**PROVIDED DATA:**
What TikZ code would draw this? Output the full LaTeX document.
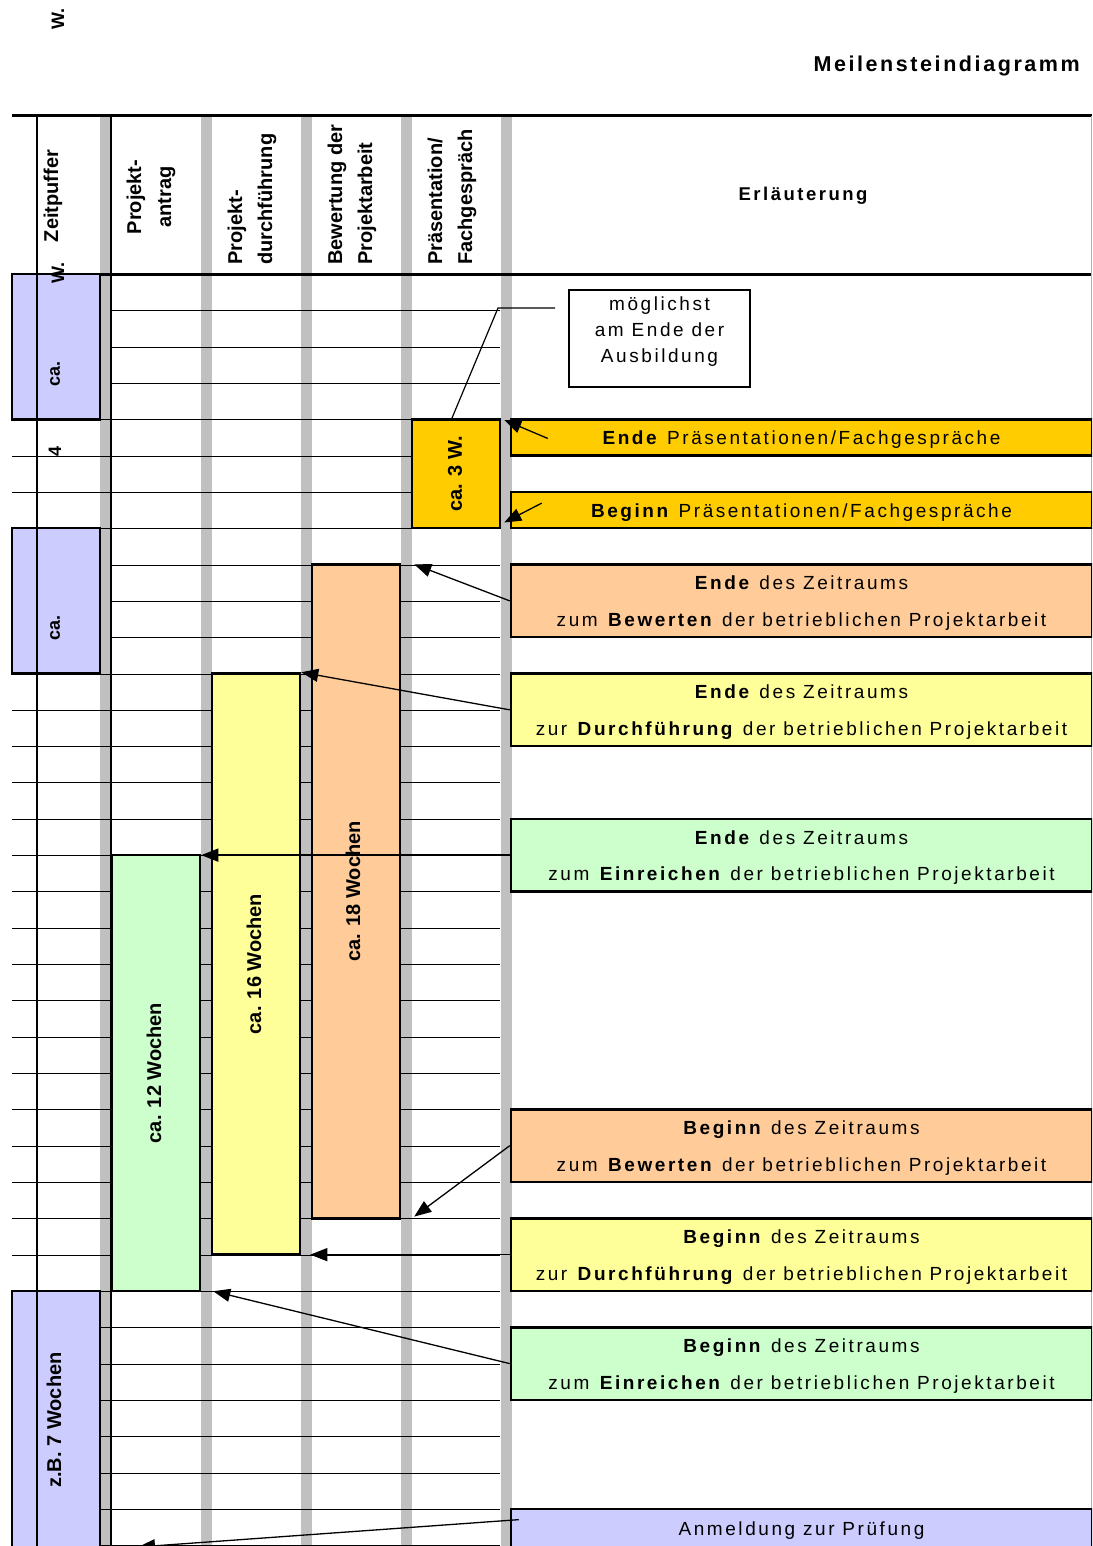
* * *
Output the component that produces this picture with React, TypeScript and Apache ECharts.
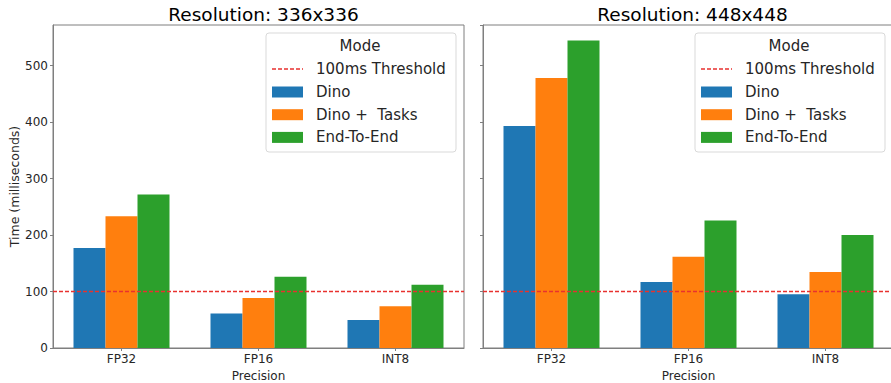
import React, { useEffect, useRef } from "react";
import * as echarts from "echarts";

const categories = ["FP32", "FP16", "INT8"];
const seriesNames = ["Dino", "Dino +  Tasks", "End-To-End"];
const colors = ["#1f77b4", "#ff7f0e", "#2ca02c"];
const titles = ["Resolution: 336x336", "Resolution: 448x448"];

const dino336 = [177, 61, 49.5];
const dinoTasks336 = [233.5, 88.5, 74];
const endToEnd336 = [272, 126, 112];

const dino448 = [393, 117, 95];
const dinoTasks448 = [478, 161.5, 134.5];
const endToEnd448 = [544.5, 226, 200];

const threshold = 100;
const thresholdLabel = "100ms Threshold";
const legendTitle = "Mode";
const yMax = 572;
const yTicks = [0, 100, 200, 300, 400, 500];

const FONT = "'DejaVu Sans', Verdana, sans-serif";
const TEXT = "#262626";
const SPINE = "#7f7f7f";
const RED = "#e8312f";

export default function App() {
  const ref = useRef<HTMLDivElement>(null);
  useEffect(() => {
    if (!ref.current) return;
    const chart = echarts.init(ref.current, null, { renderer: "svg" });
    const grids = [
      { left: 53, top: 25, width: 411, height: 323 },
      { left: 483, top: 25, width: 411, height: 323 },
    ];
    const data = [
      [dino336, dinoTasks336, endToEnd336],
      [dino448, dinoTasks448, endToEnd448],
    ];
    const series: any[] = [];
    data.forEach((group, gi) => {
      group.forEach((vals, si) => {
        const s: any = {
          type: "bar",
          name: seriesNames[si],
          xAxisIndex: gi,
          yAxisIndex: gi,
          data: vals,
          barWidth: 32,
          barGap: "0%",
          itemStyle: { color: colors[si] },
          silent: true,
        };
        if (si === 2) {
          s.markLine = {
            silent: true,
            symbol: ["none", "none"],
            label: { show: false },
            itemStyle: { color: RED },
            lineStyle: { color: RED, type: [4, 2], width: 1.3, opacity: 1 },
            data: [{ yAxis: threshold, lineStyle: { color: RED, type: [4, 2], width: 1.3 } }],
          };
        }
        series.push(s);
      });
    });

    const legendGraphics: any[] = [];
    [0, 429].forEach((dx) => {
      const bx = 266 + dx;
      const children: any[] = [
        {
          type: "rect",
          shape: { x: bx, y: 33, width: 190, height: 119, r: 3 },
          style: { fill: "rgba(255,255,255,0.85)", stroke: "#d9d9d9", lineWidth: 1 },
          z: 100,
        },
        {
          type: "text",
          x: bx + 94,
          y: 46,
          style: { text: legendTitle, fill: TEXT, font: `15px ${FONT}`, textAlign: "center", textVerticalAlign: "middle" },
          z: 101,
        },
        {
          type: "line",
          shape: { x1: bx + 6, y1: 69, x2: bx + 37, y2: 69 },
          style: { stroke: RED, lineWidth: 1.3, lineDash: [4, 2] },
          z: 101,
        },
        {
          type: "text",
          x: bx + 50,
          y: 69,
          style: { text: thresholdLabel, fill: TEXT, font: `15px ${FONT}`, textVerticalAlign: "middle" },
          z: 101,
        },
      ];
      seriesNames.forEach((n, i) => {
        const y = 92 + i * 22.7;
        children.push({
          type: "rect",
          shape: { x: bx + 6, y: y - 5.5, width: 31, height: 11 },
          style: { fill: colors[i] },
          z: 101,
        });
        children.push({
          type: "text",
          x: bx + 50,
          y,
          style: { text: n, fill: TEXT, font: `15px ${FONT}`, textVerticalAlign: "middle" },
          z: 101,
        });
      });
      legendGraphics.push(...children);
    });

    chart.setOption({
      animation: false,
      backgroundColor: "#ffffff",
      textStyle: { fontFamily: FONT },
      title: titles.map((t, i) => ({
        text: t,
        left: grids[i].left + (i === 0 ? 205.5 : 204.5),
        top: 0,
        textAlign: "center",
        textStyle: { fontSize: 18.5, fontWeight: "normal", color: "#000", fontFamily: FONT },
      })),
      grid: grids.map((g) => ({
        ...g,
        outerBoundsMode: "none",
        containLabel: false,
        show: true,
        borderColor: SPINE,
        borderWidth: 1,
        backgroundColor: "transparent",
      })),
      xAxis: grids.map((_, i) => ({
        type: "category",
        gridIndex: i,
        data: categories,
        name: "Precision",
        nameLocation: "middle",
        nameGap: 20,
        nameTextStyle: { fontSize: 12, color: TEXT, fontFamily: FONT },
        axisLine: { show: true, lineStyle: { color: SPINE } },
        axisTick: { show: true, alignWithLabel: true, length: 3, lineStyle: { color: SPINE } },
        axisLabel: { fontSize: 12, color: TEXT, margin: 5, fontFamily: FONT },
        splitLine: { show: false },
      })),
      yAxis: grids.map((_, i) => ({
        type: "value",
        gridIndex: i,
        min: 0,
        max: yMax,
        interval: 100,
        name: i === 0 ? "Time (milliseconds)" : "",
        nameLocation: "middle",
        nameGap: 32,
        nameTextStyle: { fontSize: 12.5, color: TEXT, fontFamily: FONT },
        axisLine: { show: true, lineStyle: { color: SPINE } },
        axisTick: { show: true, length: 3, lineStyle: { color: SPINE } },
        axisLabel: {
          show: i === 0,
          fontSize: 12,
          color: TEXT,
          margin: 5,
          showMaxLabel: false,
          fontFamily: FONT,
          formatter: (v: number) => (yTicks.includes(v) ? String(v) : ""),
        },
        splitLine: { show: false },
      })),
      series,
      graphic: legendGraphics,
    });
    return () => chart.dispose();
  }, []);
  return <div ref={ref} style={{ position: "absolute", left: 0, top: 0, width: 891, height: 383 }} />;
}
--
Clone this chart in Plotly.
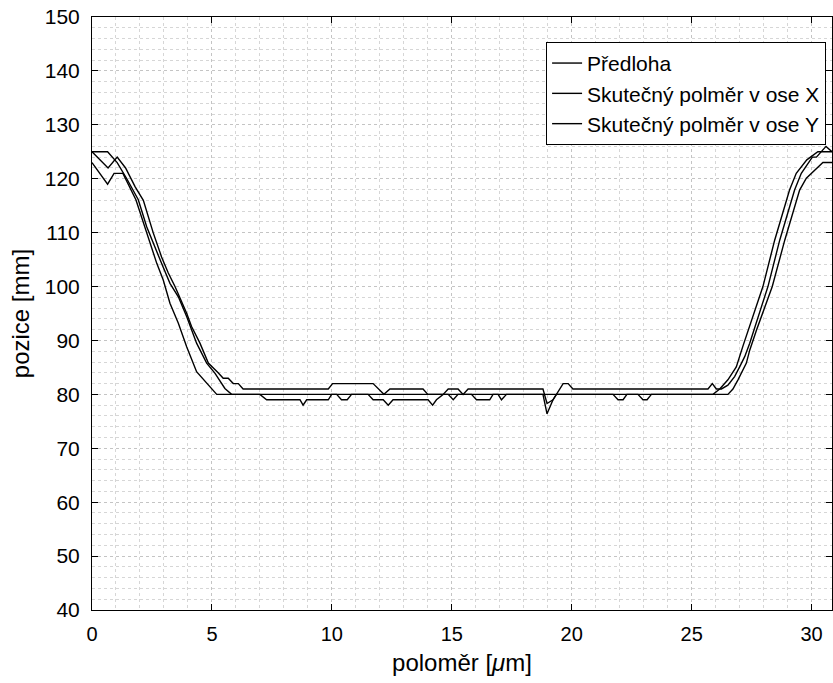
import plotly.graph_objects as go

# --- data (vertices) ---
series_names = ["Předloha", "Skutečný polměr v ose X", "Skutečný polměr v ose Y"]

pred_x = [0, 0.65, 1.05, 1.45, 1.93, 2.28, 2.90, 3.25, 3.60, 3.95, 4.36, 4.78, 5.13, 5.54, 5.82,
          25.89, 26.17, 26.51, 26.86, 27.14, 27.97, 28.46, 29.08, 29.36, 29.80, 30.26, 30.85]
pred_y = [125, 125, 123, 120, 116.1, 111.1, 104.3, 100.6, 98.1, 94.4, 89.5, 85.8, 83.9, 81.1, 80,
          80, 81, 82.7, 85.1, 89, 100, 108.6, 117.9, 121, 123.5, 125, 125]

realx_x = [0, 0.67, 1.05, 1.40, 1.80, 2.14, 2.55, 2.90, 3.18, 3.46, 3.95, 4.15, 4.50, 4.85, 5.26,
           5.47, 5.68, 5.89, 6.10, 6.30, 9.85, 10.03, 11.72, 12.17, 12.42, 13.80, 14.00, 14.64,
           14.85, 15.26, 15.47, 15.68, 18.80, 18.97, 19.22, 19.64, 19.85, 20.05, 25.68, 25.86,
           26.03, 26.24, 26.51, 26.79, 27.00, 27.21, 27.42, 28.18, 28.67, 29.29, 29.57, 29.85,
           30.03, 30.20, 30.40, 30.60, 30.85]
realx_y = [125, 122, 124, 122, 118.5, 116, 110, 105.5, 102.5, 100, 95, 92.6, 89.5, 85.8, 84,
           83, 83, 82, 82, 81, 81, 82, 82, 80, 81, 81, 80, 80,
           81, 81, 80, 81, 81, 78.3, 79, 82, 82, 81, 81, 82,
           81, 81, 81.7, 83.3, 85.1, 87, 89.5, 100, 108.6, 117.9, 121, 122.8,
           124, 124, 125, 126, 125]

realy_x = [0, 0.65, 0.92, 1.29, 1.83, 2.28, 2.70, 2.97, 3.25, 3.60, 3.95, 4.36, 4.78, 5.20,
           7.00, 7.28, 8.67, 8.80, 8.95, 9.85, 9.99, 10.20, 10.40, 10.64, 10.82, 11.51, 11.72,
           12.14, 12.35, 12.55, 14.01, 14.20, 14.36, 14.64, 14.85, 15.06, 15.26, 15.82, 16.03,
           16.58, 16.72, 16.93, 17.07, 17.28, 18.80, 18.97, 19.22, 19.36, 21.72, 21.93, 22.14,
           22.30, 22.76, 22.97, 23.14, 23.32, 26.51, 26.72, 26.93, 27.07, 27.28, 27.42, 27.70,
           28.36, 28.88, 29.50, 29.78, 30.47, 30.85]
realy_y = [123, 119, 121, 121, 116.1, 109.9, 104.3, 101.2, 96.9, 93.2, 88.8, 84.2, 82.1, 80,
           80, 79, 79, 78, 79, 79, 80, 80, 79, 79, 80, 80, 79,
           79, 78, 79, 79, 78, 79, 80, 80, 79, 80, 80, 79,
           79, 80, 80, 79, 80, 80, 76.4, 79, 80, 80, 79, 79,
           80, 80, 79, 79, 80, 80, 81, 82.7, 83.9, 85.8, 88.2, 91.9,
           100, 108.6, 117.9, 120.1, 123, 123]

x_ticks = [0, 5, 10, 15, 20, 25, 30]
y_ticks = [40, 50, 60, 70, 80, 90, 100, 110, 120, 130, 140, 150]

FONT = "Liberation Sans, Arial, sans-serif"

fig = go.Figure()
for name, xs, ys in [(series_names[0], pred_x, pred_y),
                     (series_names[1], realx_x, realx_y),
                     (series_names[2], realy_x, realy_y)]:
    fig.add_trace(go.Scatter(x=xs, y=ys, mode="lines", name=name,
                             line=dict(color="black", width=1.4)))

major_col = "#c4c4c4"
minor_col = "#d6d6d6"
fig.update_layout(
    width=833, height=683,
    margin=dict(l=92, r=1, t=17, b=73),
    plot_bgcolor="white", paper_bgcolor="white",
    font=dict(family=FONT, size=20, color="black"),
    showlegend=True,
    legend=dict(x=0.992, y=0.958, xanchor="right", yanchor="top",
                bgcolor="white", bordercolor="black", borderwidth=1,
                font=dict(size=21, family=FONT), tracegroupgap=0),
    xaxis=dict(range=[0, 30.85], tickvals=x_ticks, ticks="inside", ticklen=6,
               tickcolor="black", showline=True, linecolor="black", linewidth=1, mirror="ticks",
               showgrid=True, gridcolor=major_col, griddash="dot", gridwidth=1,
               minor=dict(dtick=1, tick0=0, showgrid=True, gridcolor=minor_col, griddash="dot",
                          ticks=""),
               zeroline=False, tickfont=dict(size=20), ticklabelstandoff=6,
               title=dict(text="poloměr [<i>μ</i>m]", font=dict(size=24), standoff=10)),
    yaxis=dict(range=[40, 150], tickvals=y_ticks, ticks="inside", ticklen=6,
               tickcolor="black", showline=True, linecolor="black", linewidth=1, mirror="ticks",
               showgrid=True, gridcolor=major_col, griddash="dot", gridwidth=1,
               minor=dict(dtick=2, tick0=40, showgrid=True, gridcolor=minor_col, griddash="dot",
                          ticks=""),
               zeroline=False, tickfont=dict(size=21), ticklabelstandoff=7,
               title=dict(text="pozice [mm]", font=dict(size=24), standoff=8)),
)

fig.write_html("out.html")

**TO BE DONE:** Exactly the lines starting at the line containing "Clone this chart in Plotly." and ending at the line containing "123.5, 125, 125]" should be transcribed, both included; omit the pictures.

**THE ANSWER:**
Clone this chart in Plotly.
import plotly.graph_objects as go

# --- data (vertices) ---
series_names = ["Předloha", "Skutečný polměr v ose X", "Skutečný polměr v ose Y"]

pred_x = [0, 0.65, 1.05, 1.45, 1.93, 2.28, 2.90, 3.25, 3.60, 3.95, 4.36, 4.78, 5.13, 5.54, 5.82,
          25.89, 26.17, 26.51, 26.86, 27.14, 27.97, 28.46, 29.08, 29.36, 29.80, 30.26, 30.85]
pred_y = [125, 125, 123, 120, 116.1, 111.1, 104.3, 100.6, 98.1, 94.4, 89.5, 85.8, 83.9, 81.1, 80,
          80, 81, 82.7, 85.1, 89, 100, 108.6, 117.9, 121, 123.5, 125, 125]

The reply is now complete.